Progress 10/01/01 to 09/30/02

Outputs
While much of the research concerning the use of eastern hardwoods has concentrated on the consumption of higher quality timber, these forests contain vast quantities of lower quality timber. However, low quality does not mean low value and high quality does not necessarily mean high value because quality is a physical measurement while value is an economic measurement. While it is true that it takes greater effort to obtain clear material for low-quality timber, value also is based on what the market is willing to pay for esthetic characteristics (color, grain, and texture) or special uses of a species. For instance, lower grade red oak is currently more valuable than mid grade yellow-poplar because consumers currently find red oak more esthetically desirable and red oak is more suitable to produce hardwood flooring. The reason why it is important to separate the concepts of value from quality is that the value of a product is what determines what will be harvested and what will be left in the woods. Another factor that brings value to wood is technology.

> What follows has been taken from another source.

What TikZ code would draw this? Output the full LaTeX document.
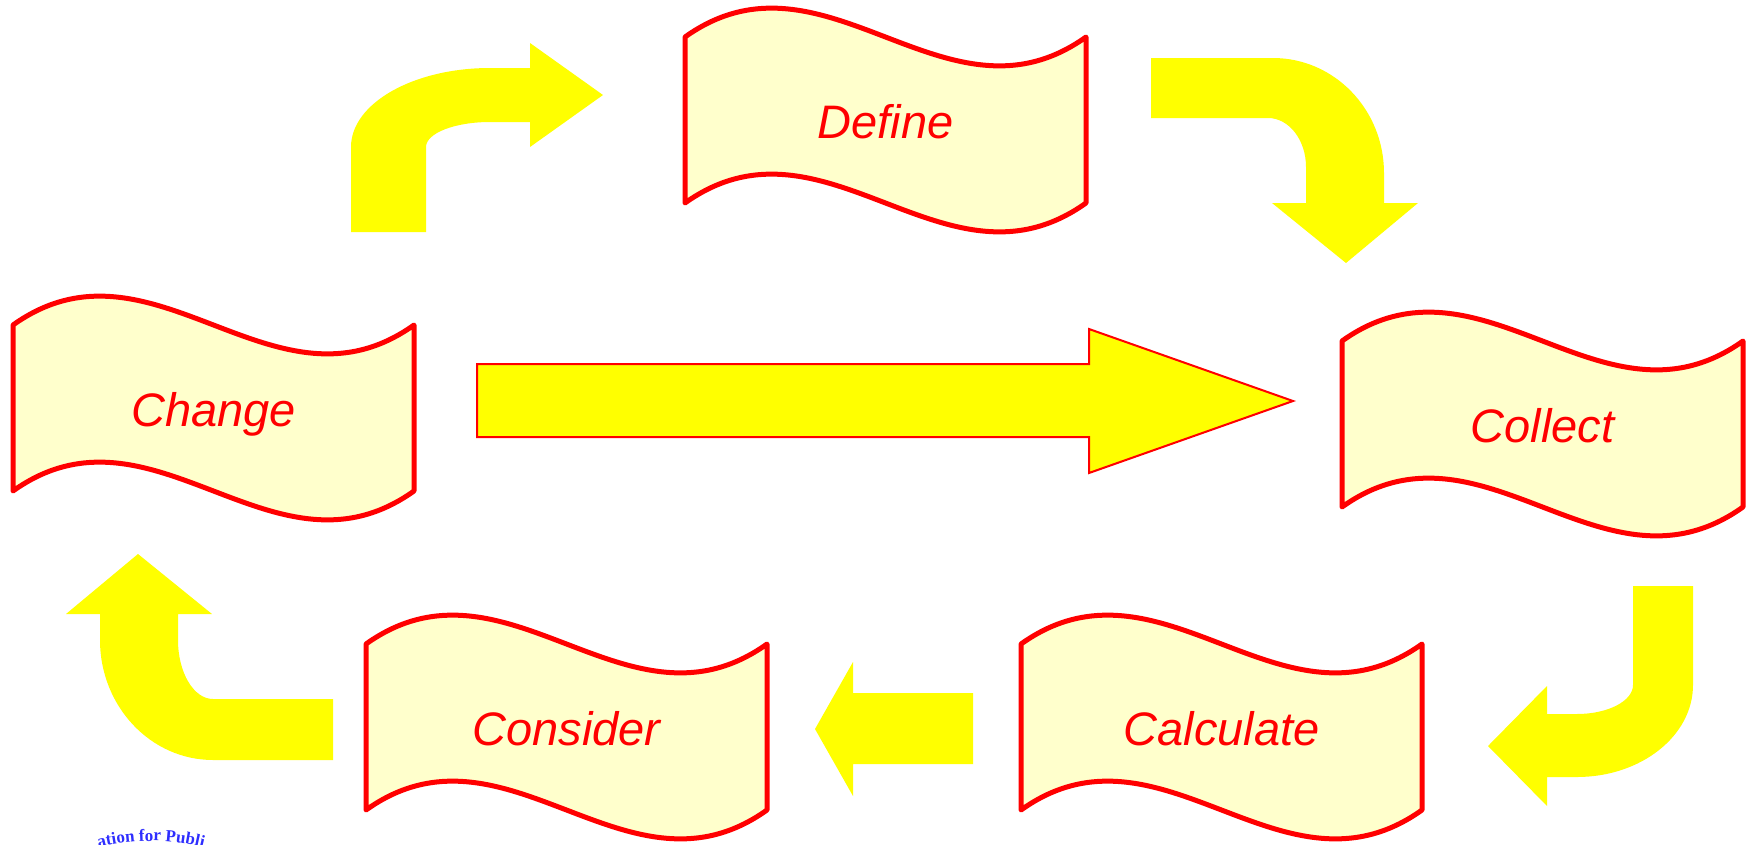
\documentclass[tikz,border=0pt]{standalone}
\usepackage{fontspec}
\setmainfont{Liberation Sans}
\newfontfamily\logofont{Liberation Serif}
\usetikzlibrary{decorations.text}
\definecolor{flagfill}{HTML}{FFFFCC}
\definecolor{arrowyellow}{HTML}{FFFF00}
\definecolor{flagred}{HTML}{FF0000}
\definecolor{logoblue}{HTML}{2E2EFF}
\tikzset{
  flag/.style={draw=flagred, fill=flagfill, line width=5pt, line join=round},
  lbl/.style={text=flagred, font=\fontsize{47}{50}\selectfont\itshape, inner sep=0pt, anchor=base},
  blockarrow/.style={fill=arrowyellow},
  bigarrow/.style={fill=arrowyellow, draw=flagred, line width=2pt},
}
\newcommand\wavebox[4]{%
  \begin{scope}[shift={(#1,#2)}]
    \draw[flag] (0,0) .. controls (140,-100) and (261,100) .. (401,0)
      -- (401,166) .. controls (261,266) and (140,66) .. (0,166) -- cycle;
    \node[lbl] (#3) at (200.5,101.5) {#4};
  \end{scope}}
\begin{document}
\begin{tikzpicture}[x=1pt,y=-1pt]
\useasboundingbox (0,0) rectangle (1748,844);

% flags
\wavebox{685}{37}{define}{Define}
\wavebox{13}{325}{change}{Change}
\wavebox{1342}{341}{collect}{Collect}
\wavebox{366}{644}{consider}{Consider}
\wavebox{1021}{644}{calculate}{Calculate}

% arrow: change -> define (up then right)
\fill[blockarrow] (351,232) -- (351,147) .. controls (351,103.4) and (413.3,68) .. (490,68)
  -- (530,68) -- (530,43) -- (603,95) -- (530,147) -- (530,122) -- (490,122)
  .. controls (454.7,122) and (426,133.2) .. (426,147) -- (426,232) -- cycle;

% arrow: define -> collect (right then down)
\fill[blockarrow] (1151,58) -- (1273,58) .. controls (1334.3,58) and (1384,109.5) .. (1384,173)
  -- (1384,203) -- (1418,203) -- (1346,263) -- (1272,203) -- (1306,203) -- (1306,167)
  .. controls (1306,140) and (1289,118) .. (1268,118) -- (1151,118) -- cycle;

% arrow: collect -> calculate (down then left)
\fill[blockarrow] (1633,586) -- (1693,586) -- (1693,685) .. controls (1693,735.8) and (1641,777) .. (1577,777)
  -- (1547,777) -- (1547,806) -- (1488,746) -- (1547,686) -- (1547,714) -- (1577,714)
  .. controls (1607.9,714) and (1633,701) .. (1633,685) -- cycle;

% arrow: calculate -> consider
\fill[blockarrow] (973,693) -- (853,693) -- (853,662) -- (815,729) -- (853,796) -- (853,764) -- (973,764) -- cycle;

% arrow: consider -> change (left then up)
\fill[blockarrow] (333,699) -- (333,760) -- (213,760) .. controls (150.6,760) and (100,706.2) .. (100,640)
  -- (100,614) -- (66,614) -- (138,554) -- (212,614) -- (178,614) -- (178,640)
  .. controls (178,672.6) and (193.7,699) .. (213,699) -- cycle;

% big arrow: change -> collect
\draw[bigarrow] (477,364) -- (1089,364) -- (1089,329) -- (1293,401) -- (1089,473) -- (1089,437) -- (477,437) -- cycle;

% partial logo text at bottom left
\path[decorate, decoration={text along path, text align=center,
  text={|\logofont\bfseries\fontsize{17}{18}\selectfont\color{logoblue}|ation for Publi}}]
  (36,877) .. controls (98,829) and (204,829) .. (266,877);
\end{tikzpicture}
\end{document}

Application of technology can range from simple ideas such as thin kerf sawing, more complex equipment such as linear log positioners and optimizing edgers, and information technology such as log sorting or coordinating log purchases to lumber inventories and expected sales. Regardless of the type of technology applied, the resulting economic efficiency can increase profits for the firm and eventually increase the value of stumpage. The need to develop and apply new technologies in lumber production is becoming more critical as shade tolerant species such as red maple displace red oak and other shade intolerant species. Because shade tolerant species can survive in the under story for a considerable period, the quality of the resulting timber can be low, thus increasing the cost of obtaining clear material. As domestic hardwood sawmill industries face increased global competition, increased use of new technologies will be critical for the sustainability of the industry.

Impacts
The impact of this research is that it isolates the difference between value and quality which allows timber owners and forest policy makers to make more informed decisions and explains how the development and adoption of new technologies can increase the value and use of a species or specific quality grades of a species.

Publications

  • Luppold, William G. 2001. Interrelationship between market demands, technology, and the northeastern forest resource with emphasis on Pennsylvania. In: Conserving future forest productivity; proceedings 2001 Penn State forest resources issues conference; 2001 March 20-21; University Park, PA. University Park, PA: Pennsylvania State University: 49-62.
  • Luppold, William; Bumgardner, Matthew S. 2002. What is low-value and/or low-grade hardwood? In: Forest Products Society 56th annual meeting; 2002 June 23-26; Madison, WI. Madison, WI: Forest Products Society: 44. Abstract.